## What you are asked to do
Copy these lines exactly and nothing else: from the line holding "Output the LaTeX" to the line holding "(0,0) rectangle (470,461);", both lines included.

## Dataset extract
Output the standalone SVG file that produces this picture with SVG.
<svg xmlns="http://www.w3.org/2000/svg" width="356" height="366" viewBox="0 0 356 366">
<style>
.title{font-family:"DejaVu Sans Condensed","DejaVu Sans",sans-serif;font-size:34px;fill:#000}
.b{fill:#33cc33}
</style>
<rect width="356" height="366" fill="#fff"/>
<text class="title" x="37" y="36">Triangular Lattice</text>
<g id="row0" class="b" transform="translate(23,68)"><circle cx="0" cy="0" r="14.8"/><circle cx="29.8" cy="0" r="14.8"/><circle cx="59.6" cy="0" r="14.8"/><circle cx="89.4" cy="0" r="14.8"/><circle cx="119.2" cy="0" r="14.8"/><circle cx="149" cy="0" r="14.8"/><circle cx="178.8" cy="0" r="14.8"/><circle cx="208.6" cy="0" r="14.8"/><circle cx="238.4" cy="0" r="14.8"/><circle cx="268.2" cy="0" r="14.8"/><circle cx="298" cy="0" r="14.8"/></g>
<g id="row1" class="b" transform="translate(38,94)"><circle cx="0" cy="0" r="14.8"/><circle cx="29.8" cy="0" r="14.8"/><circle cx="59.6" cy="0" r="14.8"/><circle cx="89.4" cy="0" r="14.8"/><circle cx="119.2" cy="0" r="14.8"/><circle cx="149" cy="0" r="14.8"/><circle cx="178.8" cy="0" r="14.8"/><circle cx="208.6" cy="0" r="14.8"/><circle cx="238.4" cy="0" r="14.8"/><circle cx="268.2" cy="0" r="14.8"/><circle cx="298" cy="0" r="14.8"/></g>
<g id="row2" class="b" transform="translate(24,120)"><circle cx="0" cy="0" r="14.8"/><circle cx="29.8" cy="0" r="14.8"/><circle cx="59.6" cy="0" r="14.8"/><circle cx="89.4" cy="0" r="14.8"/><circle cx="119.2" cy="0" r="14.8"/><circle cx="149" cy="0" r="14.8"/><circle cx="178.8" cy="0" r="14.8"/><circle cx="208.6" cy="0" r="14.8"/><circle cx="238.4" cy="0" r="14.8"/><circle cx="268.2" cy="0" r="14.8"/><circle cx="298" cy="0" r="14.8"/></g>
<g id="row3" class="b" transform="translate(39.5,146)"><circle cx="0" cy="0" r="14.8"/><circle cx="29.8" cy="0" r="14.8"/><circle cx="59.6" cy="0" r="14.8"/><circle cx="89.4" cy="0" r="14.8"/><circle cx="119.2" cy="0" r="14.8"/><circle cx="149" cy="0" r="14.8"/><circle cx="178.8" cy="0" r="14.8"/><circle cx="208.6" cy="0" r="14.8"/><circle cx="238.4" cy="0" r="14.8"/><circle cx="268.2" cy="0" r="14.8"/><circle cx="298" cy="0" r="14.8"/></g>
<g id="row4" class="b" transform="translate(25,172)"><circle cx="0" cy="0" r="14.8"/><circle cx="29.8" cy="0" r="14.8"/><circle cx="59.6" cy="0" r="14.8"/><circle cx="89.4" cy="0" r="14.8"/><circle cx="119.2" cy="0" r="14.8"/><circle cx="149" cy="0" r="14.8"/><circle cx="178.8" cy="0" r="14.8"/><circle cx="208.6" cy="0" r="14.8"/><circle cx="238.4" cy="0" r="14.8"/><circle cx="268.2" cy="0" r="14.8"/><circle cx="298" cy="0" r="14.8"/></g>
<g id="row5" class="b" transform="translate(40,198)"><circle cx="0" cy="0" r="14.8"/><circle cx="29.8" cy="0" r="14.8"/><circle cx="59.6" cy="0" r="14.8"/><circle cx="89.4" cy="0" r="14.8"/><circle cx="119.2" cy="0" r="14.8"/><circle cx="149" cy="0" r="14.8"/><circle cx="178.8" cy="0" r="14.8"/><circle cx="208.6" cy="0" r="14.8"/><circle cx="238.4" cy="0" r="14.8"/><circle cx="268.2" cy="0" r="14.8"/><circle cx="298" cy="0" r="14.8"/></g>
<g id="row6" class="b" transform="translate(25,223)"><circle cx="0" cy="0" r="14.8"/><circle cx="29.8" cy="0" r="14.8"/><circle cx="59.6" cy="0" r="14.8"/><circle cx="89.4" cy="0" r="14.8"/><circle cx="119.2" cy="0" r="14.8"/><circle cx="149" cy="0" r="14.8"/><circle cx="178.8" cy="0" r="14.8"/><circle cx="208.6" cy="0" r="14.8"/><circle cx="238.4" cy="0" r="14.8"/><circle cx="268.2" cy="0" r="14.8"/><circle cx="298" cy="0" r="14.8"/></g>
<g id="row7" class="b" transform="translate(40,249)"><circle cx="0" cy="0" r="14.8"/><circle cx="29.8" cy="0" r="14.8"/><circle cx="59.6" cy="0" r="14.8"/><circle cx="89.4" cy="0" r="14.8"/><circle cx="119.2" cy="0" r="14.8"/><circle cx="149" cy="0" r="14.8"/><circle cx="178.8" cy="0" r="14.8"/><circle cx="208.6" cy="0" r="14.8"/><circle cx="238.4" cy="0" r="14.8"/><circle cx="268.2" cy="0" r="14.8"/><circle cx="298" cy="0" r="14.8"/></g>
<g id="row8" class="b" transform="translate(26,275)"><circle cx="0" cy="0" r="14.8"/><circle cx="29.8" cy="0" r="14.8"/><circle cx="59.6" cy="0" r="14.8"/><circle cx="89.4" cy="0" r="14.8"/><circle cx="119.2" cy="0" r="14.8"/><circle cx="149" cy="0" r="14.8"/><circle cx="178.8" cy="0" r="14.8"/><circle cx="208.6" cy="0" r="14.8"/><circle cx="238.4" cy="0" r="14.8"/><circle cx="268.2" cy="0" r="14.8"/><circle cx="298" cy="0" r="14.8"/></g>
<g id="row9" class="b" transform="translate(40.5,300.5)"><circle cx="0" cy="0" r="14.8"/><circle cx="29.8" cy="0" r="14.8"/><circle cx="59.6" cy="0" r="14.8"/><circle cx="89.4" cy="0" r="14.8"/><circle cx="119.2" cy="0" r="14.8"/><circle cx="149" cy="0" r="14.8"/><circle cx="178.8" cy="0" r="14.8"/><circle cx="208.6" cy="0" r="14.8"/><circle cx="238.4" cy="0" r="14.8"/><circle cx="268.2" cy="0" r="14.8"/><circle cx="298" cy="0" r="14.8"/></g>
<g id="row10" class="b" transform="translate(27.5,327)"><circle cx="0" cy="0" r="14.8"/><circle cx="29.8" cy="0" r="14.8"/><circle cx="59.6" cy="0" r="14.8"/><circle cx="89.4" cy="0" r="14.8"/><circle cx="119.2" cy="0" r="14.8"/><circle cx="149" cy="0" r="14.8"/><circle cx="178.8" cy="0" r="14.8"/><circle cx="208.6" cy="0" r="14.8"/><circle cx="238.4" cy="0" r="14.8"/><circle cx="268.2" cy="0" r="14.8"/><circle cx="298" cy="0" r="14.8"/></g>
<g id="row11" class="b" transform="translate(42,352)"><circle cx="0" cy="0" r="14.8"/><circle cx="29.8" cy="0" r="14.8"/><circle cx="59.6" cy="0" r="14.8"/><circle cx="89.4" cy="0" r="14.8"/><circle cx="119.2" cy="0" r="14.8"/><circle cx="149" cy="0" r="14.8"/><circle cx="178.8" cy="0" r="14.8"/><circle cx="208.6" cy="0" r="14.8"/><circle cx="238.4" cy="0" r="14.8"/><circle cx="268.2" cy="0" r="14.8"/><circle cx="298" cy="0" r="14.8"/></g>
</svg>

...

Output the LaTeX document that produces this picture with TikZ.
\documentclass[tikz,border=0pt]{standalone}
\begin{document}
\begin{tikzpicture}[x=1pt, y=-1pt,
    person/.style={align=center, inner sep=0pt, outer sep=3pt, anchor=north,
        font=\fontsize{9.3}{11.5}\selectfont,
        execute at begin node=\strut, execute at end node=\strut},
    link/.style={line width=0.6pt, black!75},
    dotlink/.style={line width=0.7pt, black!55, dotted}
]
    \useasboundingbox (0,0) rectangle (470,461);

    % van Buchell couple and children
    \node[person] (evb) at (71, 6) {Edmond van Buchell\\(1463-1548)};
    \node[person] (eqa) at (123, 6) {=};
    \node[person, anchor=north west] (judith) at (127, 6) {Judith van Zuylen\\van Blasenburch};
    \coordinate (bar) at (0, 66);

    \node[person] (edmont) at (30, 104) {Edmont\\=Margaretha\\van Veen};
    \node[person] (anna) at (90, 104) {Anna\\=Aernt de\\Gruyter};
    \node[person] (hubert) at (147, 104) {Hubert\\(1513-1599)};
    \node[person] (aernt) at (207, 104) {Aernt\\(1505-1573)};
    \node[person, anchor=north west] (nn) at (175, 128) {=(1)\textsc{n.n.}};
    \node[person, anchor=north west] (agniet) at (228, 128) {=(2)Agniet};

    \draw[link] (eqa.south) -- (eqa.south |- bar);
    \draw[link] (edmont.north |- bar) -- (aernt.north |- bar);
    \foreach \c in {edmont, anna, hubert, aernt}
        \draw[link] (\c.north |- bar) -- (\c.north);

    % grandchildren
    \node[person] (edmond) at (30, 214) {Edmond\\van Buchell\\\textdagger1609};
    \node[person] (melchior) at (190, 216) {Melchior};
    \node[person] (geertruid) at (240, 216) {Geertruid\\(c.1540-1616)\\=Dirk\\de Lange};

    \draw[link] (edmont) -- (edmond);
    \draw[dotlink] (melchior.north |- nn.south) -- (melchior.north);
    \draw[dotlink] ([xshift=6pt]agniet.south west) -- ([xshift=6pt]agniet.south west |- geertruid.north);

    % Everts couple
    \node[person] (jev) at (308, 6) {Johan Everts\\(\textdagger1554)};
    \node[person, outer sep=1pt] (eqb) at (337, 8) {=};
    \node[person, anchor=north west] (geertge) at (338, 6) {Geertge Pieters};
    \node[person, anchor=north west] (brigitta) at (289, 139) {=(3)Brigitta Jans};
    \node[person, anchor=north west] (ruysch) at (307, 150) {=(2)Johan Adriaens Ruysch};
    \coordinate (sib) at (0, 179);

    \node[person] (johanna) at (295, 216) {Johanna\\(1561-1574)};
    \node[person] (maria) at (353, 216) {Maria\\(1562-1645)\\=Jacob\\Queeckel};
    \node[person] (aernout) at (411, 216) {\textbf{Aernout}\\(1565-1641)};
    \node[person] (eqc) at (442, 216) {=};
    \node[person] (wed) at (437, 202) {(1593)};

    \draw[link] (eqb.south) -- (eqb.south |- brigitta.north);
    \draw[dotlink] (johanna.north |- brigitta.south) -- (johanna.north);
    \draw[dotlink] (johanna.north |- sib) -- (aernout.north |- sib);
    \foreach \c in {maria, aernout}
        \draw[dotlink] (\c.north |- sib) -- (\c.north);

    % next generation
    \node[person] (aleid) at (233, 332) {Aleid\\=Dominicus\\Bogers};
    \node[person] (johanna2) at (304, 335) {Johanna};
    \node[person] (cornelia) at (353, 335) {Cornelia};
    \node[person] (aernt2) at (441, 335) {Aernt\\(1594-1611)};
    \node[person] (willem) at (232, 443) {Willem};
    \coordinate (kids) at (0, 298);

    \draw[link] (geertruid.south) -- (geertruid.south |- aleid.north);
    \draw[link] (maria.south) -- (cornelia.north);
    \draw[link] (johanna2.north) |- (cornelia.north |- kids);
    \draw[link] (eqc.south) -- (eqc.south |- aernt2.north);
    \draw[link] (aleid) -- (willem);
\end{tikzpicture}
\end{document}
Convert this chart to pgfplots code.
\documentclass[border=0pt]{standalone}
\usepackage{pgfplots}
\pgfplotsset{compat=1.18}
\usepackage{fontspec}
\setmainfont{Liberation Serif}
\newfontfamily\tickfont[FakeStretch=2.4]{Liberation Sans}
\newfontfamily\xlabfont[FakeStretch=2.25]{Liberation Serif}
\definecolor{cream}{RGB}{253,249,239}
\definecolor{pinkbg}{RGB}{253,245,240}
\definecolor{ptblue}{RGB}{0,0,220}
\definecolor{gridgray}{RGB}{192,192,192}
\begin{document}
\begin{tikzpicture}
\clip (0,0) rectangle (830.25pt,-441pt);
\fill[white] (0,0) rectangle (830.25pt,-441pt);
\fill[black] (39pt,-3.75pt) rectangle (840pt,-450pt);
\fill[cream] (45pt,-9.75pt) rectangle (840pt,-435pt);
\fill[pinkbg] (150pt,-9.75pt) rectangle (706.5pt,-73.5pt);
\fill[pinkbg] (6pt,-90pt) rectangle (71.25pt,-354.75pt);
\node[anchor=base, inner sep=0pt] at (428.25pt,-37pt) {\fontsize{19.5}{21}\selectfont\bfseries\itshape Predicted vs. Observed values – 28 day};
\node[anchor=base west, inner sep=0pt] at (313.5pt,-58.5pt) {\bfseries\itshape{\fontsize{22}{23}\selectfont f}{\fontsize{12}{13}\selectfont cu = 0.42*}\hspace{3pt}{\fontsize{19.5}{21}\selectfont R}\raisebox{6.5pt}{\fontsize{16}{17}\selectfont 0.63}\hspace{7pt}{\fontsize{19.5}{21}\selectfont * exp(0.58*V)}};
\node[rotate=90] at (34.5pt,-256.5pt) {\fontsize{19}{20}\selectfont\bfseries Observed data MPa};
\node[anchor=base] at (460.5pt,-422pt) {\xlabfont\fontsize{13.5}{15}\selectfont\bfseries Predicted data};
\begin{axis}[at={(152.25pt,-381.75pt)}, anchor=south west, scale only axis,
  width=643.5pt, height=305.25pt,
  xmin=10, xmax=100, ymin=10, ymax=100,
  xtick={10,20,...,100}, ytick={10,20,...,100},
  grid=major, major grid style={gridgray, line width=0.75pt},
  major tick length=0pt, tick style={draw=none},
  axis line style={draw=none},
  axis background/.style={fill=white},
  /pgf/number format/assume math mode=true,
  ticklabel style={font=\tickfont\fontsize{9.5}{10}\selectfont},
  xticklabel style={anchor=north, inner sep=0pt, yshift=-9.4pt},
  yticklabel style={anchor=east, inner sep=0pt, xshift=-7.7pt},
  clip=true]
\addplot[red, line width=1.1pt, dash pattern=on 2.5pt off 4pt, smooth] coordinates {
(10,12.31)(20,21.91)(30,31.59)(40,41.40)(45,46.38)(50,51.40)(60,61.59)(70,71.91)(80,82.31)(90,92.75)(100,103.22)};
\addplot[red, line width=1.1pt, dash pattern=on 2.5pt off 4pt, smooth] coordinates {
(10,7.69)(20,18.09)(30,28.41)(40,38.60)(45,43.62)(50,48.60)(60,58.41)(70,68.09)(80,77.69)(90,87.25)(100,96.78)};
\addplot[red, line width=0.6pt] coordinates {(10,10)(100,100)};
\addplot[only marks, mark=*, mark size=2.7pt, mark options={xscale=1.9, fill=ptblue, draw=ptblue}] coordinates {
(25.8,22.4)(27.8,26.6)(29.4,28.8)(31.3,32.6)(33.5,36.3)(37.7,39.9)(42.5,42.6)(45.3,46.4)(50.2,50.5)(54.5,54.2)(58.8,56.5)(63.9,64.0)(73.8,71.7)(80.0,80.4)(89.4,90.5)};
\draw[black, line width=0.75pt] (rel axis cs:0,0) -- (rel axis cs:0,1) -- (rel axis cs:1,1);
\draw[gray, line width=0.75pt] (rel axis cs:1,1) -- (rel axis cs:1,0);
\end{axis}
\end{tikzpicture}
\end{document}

## Complete output
Output the LaTeX document that produces this picture with TikZ.
\documentclass[tikz,border=0pt]{standalone}
\begin{document}
\begin{tikzpicture}[x=1pt, y=-1pt,
    person/.style={align=center, inner sep=0pt, outer sep=3pt, anchor=north,
        font=\fontsize{9.3}{11.5}\selectfont,
        execute at begin node=\strut, execute at end node=\strut},
    link/.style={line width=0.6pt, black!75},
    dotlink/.style={line width=0.7pt, black!55, dotted}
]
    \useasboundingbox (0,0) rectangle (470,461);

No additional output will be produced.